The task | Repeat exactly, and only, the lines from the one that contains "Generate a LaTeX" to the one that contains "(0,0) rectangle (1360,604);", both ends included. Omit every picture.

Data for processing |

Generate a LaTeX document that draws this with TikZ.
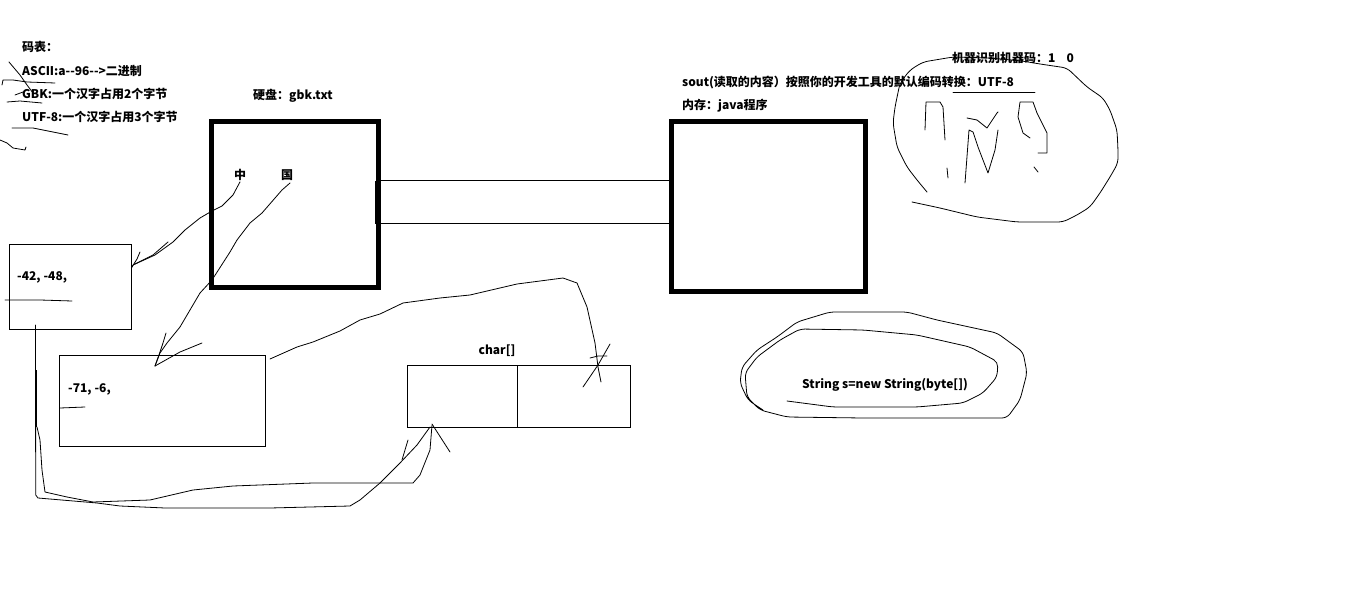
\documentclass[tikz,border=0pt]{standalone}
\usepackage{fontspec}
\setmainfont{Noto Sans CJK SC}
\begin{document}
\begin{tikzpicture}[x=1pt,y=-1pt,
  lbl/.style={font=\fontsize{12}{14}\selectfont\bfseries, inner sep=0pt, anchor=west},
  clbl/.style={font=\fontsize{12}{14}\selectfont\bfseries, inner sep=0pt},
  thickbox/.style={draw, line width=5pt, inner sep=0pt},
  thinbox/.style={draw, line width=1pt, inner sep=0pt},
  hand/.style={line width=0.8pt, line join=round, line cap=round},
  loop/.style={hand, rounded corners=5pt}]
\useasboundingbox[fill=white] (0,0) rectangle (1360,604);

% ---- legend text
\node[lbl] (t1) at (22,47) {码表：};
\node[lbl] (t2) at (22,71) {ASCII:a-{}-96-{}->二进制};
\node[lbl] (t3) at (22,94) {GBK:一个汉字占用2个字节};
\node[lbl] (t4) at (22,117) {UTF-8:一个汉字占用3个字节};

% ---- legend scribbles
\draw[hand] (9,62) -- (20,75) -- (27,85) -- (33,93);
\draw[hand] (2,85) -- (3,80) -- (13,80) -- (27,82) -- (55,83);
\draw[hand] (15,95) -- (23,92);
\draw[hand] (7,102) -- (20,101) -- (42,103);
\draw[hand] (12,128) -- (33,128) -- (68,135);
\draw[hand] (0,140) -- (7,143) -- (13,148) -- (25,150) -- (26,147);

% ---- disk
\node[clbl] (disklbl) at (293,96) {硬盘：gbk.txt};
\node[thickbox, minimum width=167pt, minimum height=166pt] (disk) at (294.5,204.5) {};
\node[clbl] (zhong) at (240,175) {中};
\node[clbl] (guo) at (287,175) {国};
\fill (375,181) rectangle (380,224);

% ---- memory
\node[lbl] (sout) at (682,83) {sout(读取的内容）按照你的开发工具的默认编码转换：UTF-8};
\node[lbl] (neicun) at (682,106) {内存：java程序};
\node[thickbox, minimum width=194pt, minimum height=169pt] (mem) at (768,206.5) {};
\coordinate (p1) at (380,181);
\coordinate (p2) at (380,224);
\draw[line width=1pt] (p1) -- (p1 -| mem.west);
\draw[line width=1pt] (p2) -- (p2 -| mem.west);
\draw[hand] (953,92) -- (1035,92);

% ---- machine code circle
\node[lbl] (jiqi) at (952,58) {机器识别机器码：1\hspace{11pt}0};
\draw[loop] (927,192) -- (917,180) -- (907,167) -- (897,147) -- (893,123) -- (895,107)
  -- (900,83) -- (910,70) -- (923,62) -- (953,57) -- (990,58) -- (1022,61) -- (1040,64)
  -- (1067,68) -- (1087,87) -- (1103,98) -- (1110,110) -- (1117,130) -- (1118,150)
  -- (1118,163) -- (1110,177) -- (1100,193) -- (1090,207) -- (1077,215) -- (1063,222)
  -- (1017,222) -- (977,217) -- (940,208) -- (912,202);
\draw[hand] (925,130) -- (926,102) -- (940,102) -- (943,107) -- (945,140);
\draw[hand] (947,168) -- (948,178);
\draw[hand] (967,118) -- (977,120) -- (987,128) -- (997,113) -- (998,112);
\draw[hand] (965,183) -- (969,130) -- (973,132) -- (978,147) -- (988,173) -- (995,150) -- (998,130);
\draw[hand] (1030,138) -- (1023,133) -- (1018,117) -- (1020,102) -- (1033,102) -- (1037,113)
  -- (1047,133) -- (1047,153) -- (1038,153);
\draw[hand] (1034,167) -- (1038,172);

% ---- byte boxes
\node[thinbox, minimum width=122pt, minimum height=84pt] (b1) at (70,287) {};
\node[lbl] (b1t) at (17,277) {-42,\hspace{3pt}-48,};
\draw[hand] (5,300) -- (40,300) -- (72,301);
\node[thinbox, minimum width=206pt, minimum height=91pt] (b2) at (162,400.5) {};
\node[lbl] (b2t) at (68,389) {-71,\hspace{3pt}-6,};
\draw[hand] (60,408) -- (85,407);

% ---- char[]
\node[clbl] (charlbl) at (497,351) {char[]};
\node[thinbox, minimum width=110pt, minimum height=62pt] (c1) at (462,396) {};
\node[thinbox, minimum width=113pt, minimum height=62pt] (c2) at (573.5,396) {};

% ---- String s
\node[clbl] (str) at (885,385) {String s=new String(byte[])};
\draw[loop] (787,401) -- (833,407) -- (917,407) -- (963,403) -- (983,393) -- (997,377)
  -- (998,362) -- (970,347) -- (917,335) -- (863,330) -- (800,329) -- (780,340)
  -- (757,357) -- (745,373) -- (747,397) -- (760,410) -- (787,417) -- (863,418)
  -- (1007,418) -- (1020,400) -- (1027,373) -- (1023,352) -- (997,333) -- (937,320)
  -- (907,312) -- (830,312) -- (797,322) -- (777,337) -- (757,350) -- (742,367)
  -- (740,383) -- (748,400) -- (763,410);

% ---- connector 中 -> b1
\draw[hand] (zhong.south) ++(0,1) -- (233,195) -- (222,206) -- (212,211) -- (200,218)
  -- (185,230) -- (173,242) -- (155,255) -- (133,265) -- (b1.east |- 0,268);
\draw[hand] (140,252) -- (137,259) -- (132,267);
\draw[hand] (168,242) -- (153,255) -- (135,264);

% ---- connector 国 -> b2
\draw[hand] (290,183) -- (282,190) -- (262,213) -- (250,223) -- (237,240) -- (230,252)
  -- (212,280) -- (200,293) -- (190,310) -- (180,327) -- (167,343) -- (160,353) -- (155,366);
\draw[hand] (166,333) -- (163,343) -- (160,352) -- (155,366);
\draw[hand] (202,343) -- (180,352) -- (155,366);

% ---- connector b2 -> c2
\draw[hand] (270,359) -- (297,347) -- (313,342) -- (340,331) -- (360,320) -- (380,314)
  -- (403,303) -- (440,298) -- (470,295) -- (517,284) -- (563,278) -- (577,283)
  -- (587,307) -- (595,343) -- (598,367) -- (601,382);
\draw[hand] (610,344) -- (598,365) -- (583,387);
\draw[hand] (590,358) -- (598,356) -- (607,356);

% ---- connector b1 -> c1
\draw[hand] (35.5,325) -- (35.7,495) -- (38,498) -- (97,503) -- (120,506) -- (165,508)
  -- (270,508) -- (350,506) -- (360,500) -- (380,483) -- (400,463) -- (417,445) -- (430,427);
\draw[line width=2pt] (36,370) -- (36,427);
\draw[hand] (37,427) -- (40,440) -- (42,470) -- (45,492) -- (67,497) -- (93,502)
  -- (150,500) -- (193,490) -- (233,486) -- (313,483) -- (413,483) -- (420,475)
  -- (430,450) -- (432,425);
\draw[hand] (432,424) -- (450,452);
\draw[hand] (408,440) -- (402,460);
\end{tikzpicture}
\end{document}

==

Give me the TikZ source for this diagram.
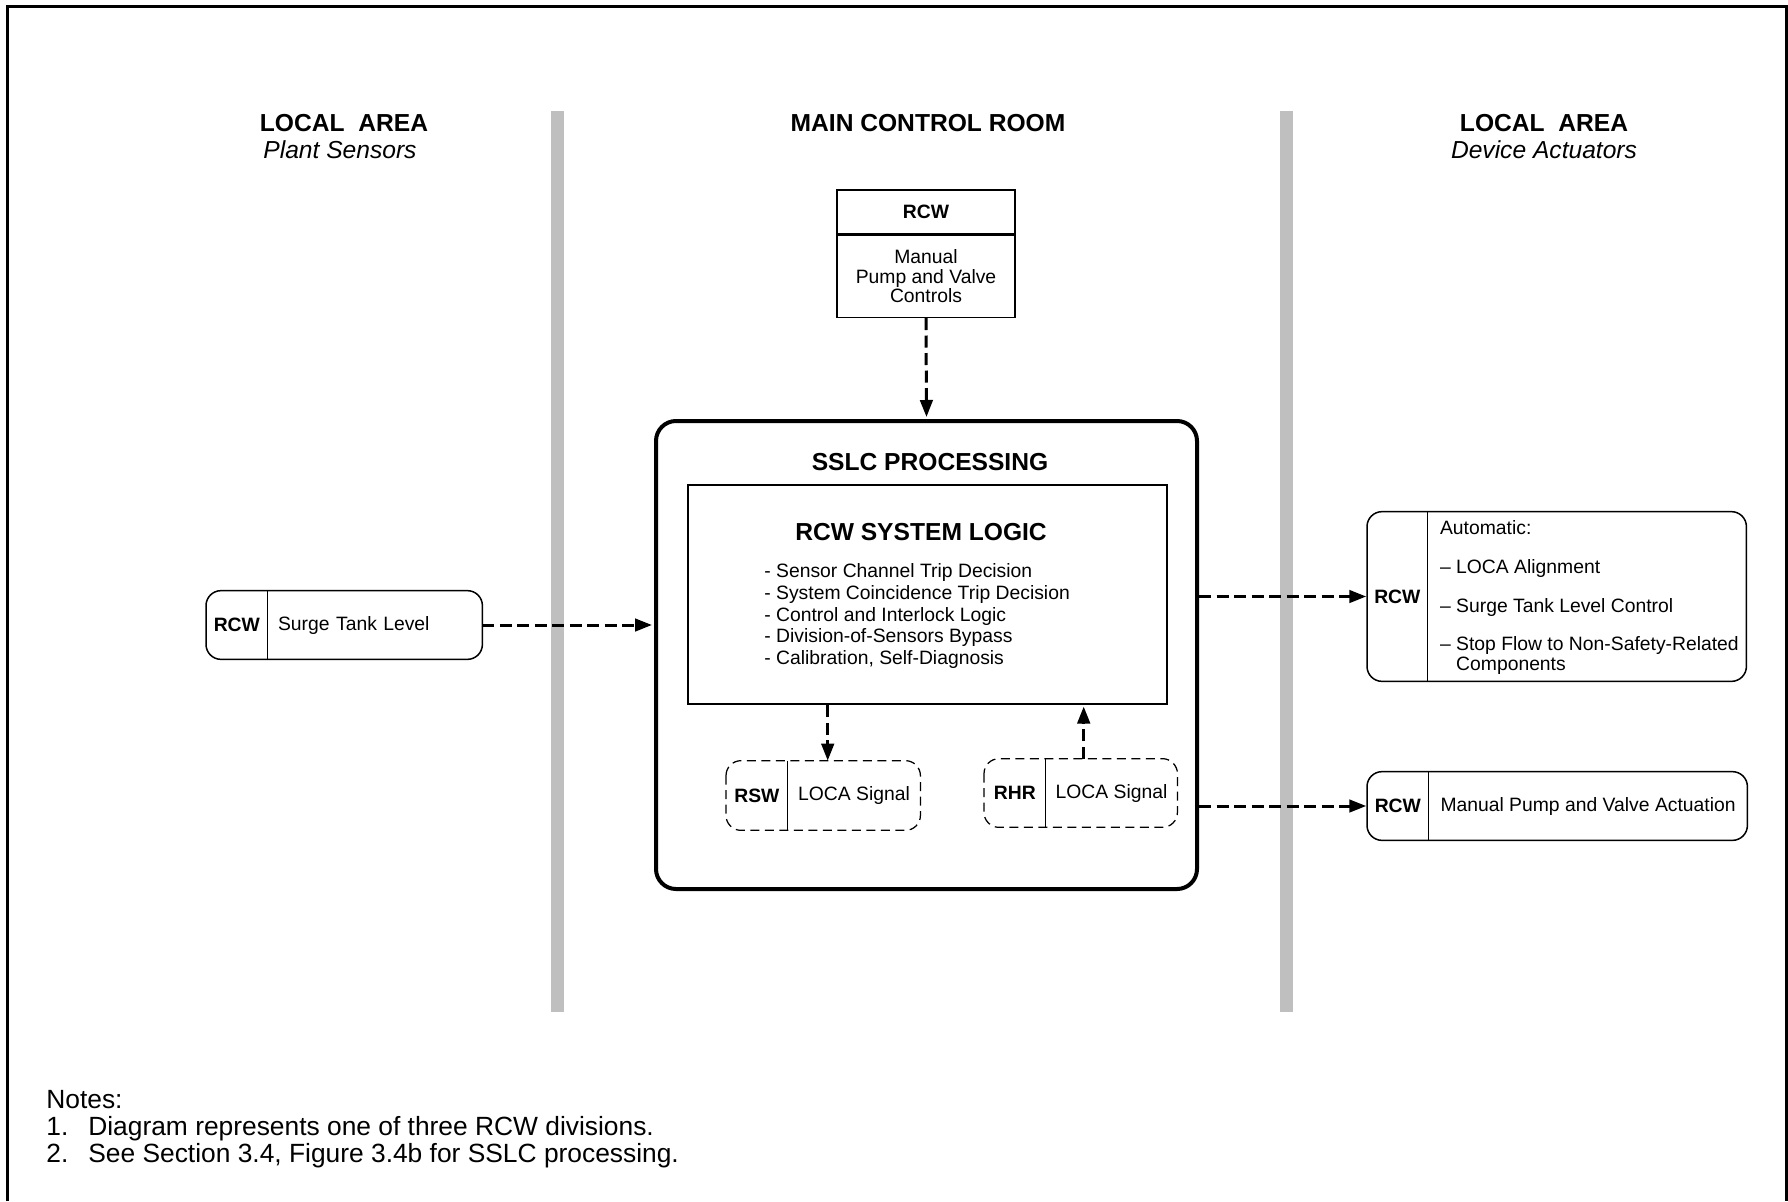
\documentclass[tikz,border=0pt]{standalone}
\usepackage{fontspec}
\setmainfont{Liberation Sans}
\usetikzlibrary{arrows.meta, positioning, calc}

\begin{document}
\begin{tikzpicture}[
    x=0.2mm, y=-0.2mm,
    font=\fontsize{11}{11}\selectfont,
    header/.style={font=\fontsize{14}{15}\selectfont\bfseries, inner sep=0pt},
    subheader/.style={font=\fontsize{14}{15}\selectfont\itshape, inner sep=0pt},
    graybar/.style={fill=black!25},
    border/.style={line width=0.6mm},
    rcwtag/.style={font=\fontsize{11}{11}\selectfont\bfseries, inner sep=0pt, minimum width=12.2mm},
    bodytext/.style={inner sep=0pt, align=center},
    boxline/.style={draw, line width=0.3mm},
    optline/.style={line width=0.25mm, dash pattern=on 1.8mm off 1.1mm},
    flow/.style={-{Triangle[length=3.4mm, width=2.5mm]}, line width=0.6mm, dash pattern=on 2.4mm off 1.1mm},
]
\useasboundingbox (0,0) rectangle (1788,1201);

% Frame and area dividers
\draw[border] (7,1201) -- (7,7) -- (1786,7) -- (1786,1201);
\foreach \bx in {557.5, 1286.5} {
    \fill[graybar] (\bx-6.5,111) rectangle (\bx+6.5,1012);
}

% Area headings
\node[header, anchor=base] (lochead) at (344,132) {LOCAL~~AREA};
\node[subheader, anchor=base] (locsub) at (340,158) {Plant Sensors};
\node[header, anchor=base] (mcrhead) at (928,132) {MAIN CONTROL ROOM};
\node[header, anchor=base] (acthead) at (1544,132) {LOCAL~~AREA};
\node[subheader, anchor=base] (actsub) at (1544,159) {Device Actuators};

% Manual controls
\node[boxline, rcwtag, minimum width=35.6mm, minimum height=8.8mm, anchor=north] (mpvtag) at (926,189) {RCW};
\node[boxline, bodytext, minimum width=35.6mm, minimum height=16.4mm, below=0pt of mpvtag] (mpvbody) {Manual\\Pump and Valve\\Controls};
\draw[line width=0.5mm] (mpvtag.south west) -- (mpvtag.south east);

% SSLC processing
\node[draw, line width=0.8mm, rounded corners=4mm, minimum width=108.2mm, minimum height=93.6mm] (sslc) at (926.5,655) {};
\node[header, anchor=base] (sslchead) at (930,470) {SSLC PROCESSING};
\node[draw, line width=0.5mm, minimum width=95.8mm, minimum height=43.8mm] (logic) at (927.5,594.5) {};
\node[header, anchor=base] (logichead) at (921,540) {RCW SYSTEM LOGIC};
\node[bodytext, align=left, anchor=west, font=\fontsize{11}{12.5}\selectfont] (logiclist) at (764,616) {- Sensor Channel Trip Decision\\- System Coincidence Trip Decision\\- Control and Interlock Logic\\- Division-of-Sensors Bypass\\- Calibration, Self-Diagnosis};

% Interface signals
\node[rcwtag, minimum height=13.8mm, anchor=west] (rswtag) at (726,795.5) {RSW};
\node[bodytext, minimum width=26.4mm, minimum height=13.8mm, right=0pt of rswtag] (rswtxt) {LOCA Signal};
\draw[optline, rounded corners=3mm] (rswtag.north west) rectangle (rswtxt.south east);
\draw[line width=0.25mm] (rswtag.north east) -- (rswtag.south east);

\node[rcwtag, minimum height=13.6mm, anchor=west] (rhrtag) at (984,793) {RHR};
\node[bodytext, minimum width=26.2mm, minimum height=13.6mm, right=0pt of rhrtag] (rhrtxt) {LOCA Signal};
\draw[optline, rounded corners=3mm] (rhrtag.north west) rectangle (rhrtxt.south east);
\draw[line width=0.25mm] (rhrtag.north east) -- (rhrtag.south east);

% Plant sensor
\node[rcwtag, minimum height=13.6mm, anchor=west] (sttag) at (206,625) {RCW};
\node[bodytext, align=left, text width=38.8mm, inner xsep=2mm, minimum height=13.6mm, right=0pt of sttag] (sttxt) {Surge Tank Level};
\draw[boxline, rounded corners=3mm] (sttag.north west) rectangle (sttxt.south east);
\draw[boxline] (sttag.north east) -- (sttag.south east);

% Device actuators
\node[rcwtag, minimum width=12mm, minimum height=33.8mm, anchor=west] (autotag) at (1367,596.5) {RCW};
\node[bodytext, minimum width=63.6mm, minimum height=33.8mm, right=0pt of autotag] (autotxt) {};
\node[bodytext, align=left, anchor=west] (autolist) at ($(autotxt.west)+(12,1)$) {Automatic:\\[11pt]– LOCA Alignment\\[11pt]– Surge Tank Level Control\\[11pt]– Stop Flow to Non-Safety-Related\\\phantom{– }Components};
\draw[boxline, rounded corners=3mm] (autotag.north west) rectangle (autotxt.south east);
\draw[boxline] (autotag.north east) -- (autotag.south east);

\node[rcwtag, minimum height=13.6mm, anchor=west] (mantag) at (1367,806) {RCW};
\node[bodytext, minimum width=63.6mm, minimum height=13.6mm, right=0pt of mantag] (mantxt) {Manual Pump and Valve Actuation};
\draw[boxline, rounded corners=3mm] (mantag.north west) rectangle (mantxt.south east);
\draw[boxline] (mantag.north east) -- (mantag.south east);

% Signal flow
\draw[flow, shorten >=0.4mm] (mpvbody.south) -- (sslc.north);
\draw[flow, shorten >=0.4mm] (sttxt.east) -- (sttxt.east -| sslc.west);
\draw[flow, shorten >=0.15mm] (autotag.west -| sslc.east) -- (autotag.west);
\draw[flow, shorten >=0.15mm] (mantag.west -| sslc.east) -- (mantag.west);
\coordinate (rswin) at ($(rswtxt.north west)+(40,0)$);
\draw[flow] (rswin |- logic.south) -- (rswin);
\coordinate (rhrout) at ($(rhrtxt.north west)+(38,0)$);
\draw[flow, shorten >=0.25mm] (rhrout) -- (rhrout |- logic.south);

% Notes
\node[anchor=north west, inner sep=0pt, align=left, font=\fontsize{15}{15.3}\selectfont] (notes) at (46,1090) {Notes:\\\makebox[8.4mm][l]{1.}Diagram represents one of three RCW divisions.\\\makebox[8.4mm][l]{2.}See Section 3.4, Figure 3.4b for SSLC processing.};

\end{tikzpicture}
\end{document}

Response |
Generate a LaTeX document that draws this with TikZ.
\documentclass[tikz,border=0pt]{standalone}
\usepackage{fontspec}
\setmainfont{Noto Sans CJK SC}
\begin{document}
\begin{tikzpicture}[x=1pt,y=-1pt,
  lbl/.style={font=\fontsize{12}{14}\selectfont\bfseries, inner sep=0pt, anchor=west},
  clbl/.style={font=\fontsize{12}{14}\selectfont\bfseries, inner sep=0pt},
  thickbox/.style={draw, line width=5pt, inner sep=0pt},
  thinbox/.style={draw, line width=1pt, inner sep=0pt},
  hand/.style={line width=0.8pt, line join=round, line cap=round},
  loop/.style={hand, rounded corners=5pt}]
\useasboundingbox[fill=white] (0,0) rectangle (1360,604);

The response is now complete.